Problem requirements:
Reproduce the data below in full and exclude every picture.

========================================

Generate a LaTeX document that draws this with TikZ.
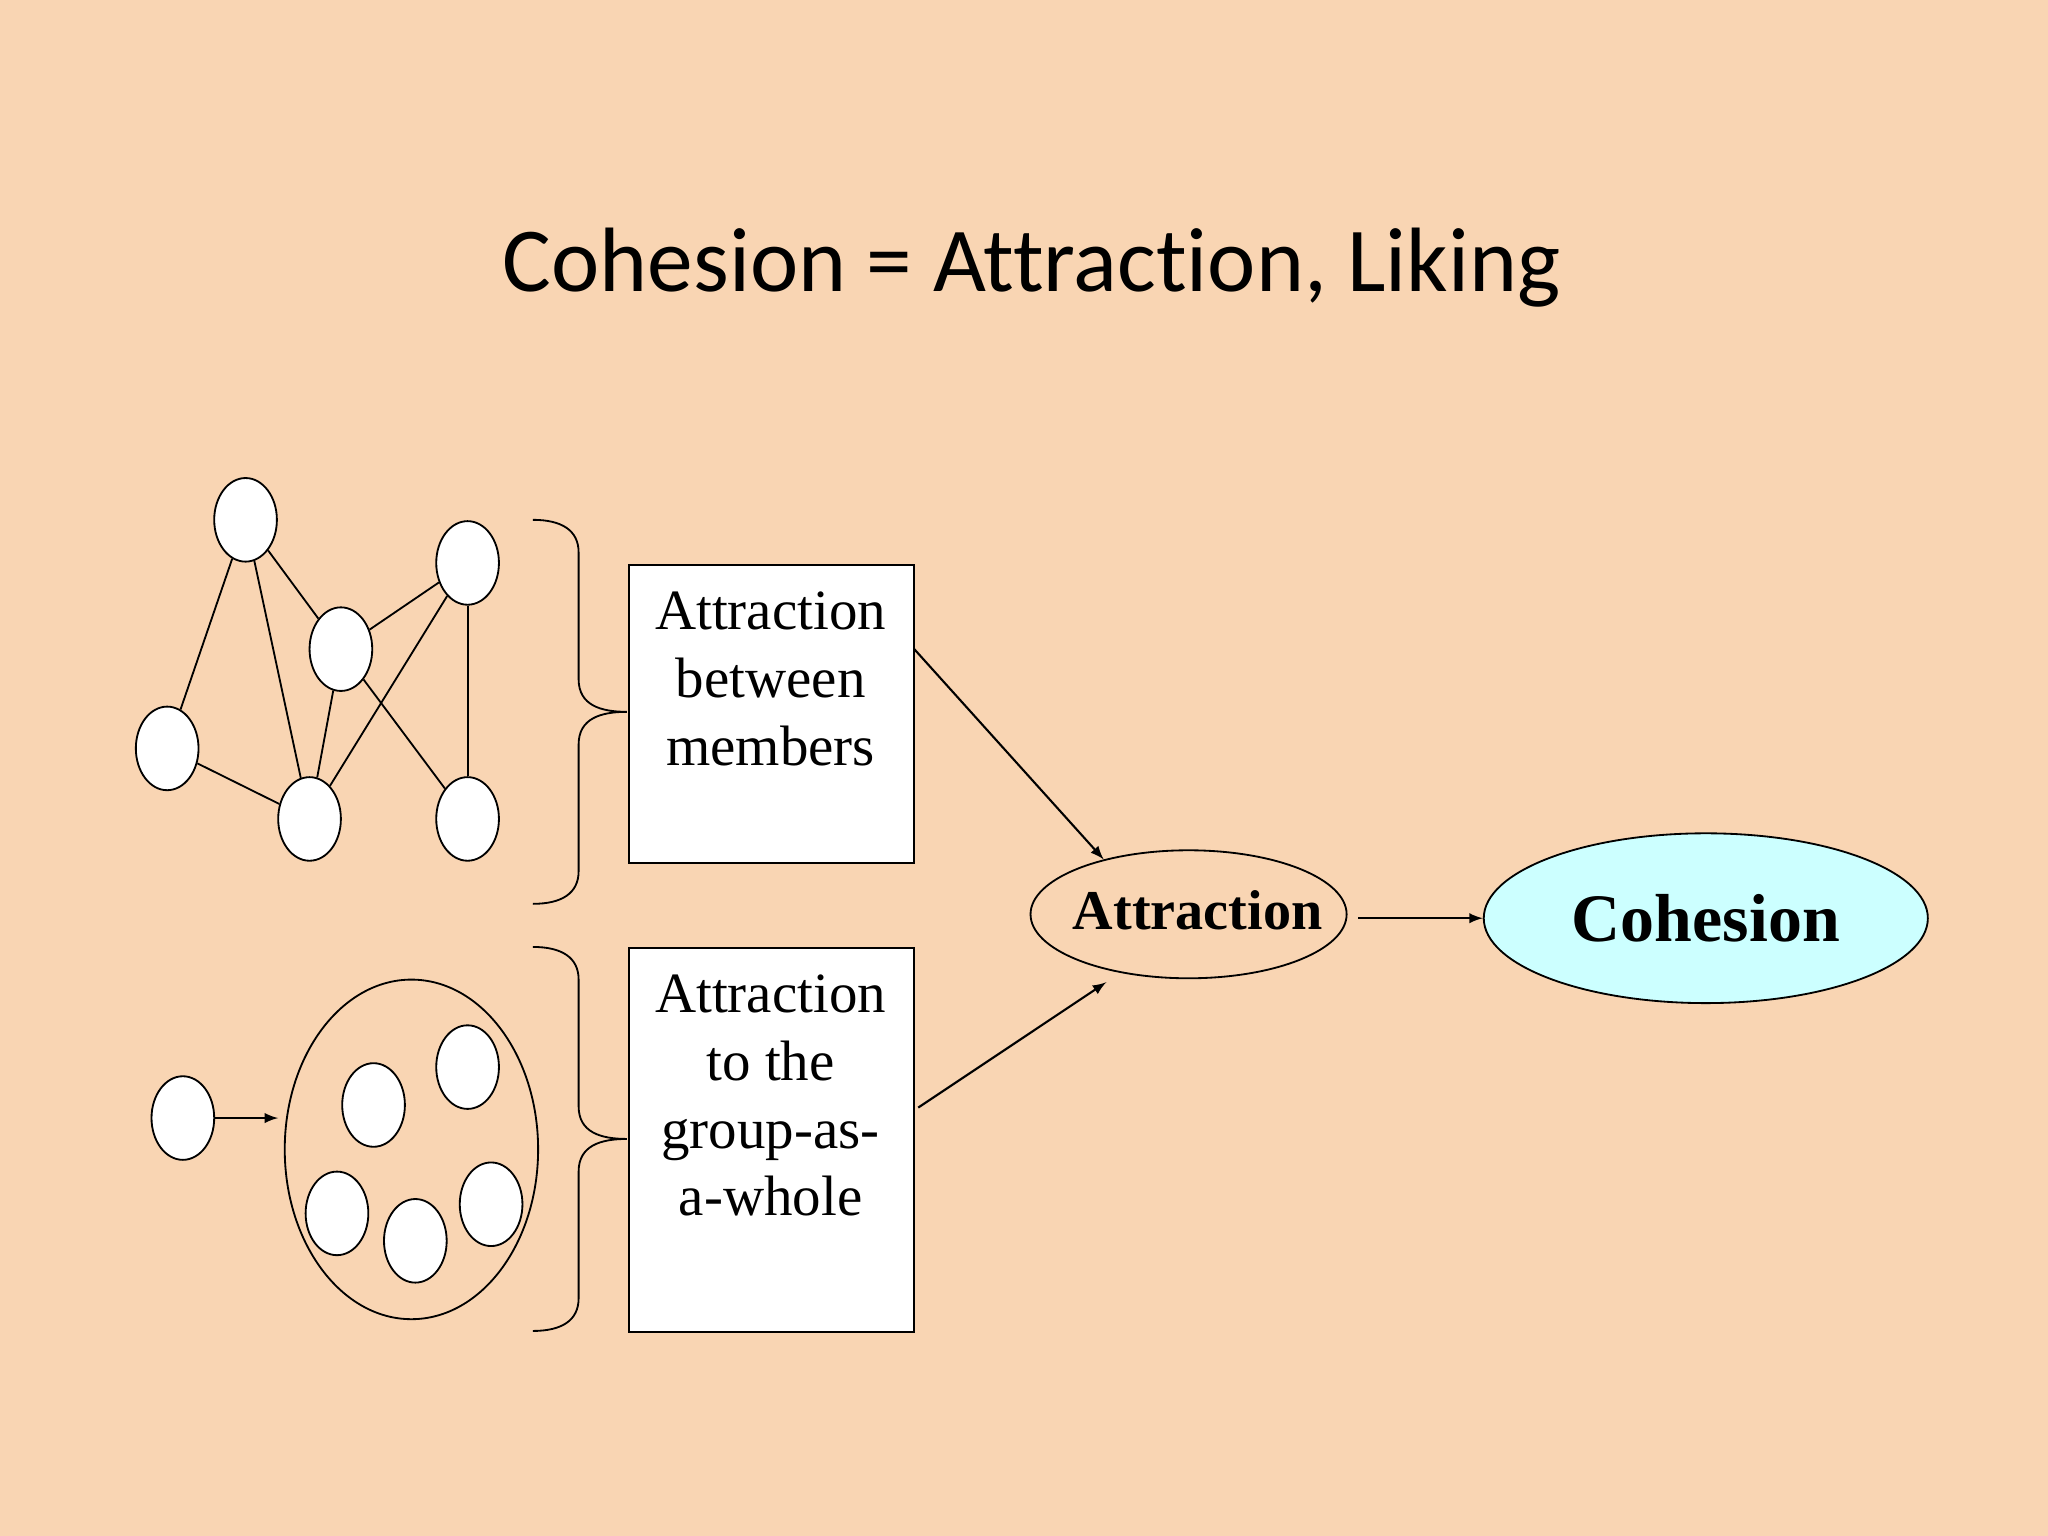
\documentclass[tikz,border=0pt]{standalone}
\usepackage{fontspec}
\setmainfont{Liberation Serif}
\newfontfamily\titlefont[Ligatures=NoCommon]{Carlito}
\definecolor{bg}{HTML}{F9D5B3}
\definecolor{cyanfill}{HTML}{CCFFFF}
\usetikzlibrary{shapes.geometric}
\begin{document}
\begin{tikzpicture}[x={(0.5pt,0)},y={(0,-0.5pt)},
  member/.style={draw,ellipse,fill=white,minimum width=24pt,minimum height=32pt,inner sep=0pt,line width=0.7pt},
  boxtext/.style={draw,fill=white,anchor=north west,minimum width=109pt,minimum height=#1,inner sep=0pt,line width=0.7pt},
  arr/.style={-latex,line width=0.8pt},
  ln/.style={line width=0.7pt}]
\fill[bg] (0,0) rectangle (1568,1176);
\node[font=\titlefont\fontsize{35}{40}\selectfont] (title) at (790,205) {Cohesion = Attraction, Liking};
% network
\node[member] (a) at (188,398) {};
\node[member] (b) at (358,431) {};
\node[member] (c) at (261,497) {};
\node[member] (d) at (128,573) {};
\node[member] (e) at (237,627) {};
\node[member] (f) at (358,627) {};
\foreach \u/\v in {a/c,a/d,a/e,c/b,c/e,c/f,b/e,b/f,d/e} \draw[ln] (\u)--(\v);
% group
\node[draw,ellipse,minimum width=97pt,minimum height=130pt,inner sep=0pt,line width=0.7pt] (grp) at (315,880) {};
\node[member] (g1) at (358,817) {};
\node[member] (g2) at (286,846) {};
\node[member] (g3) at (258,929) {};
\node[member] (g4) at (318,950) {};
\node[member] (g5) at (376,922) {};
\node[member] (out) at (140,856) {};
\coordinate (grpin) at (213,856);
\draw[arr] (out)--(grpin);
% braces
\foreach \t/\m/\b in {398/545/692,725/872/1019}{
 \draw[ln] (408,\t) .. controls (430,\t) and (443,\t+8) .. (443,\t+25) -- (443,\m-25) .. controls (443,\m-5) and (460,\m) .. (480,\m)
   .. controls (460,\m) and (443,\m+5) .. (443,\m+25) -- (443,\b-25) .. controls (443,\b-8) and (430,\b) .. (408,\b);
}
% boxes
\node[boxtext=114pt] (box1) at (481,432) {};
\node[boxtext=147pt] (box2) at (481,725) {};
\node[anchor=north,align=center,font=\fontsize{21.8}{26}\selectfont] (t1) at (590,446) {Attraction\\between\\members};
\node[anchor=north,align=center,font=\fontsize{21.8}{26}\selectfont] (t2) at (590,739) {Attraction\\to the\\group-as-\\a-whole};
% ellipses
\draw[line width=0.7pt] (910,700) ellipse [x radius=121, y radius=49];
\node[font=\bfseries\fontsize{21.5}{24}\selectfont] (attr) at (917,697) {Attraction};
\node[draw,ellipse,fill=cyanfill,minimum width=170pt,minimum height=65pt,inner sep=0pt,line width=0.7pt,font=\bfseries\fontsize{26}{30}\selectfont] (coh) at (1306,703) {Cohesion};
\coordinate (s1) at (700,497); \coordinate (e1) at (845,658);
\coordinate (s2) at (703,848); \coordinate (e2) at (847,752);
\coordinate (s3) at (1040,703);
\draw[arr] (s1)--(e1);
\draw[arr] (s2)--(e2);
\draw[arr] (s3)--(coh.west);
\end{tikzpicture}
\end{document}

========================================

Response for this exercise:
Generate a LaTeX document that draws this with TikZ.
\documentclass[tikz,border=0pt]{standalone}
\usepackage{fontspec}
\setmainfont{Liberation Serif}
\newfontfamily\titlefont[Ligatures=NoCommon]{Carlito}
\definecolor{bg}{HTML}{F9D5B3}
\definecolor{cyanfill}{HTML}{CCFFFF}
\usetikzlibrary{shapes.geometric}
\begin{document}
\begin{tikzpicture}[x={(0.5pt,0)},y={(0,-0.5pt)},
  member/.style={draw,ellipse,fill=white,minimum width=24pt,minimum height=32pt,inner sep=0pt,line width=0.7pt},
  boxtext/.style={draw,fill=white,anchor=north west,minimum width=109pt,minimum height=#1,inner sep=0pt,line width=0.7pt},
  arr/.style={-latex,line width=0.8pt},
  ln/.style={line width=0.7pt}]
\fill[bg] (0,0) rectangle (1568,1176);
\node[font=\titlefont\fontsize{35}{40}\selectfont] (title) at (790,205) {Cohesion = Attraction, Liking};
% network
\node[member] (a) at (188,398) {};
\node[member] (b) at (358,431) {};
\node[member] (c) at (261,497) {};
\node[member] (d) at (128,573) {};
\node[member] (e) at (237,627) {};
\node[member] (f) at (358,627) {};
\foreach \u/\v in {a/c,a/d,a/e,c/b,c/e,c/f,b/e,b/f,d/e} \draw[ln] (\u)--(\v);
% group
\node[draw,ellipse,minimum width=97pt,minimum height=130pt,inner sep=0pt,line width=0.7pt] (grp) at (315,880) {};
\node[member] (g1) at (358,817) {};
\node[member] (g2) at (286,846) {};
\node[member] (g3) at (258,929) {};
\node[member] (g4) at (318,950) {};
\node[member] (g5) at (376,922) {};
\node[member] (out) at (140,856) {};
\coordinate (grpin) at (213,856);
\draw[arr] (out)--(grpin);
% braces
\foreach \t/\m/\b in {398/545/692,725/872/1019}{
 \draw[ln] (408,\t) .. controls (430,\t) and (443,\t+8) .. (443,\t+25) -- (443,\m-25) .. controls (443,\m-5) and (460,\m) .. (480,\m)
   .. controls (460,\m) and (443,\m+5) .. (443,\m+25) -- (443,\b-25) .. controls (443,\b-8) and (430,\b) .. (408,\b);
}
% boxes
\node[boxtext=114pt] (box1) at (481,432) {};
\node[boxtext=147pt] (box2) at (481,725) {};
\node[anchor=north,align=center,font=\fontsize{21.8}{26}\selectfont] (t1) at (590,446) {Attraction\\between\\members};
\node[anchor=north,align=center,font=\fontsize{21.8}{26}\selectfont] (t2) at (590,739) {Attraction\\to the\\group-as-\\a-whole};
% ellipses
\draw[line width=0.7pt] (910,700) ellipse [x radius=121, y radius=49];
\node[font=\bfseries\fontsize{21.5}{24}\selectfont] (attr) at (917,697) {Attraction};
\node[draw,ellipse,fill=cyanfill,minimum width=170pt,minimum height=65pt,inner sep=0pt,line width=0.7pt,font=\bfseries\fontsize{26}{30}\selectfont] (coh) at (1306,703) {Cohesion};
\coordinate (s1) at (700,497); \coordinate (e1) at (845,658);
\coordinate (s2) at (703,848); \coordinate (e2) at (847,752);
\coordinate (s3) at (1040,703);
\draw[arr] (s1)--(e1);
\draw[arr] (s2)--(e2);
\draw[arr] (s3)--(coh.west);
\end{tikzpicture}
\end{document}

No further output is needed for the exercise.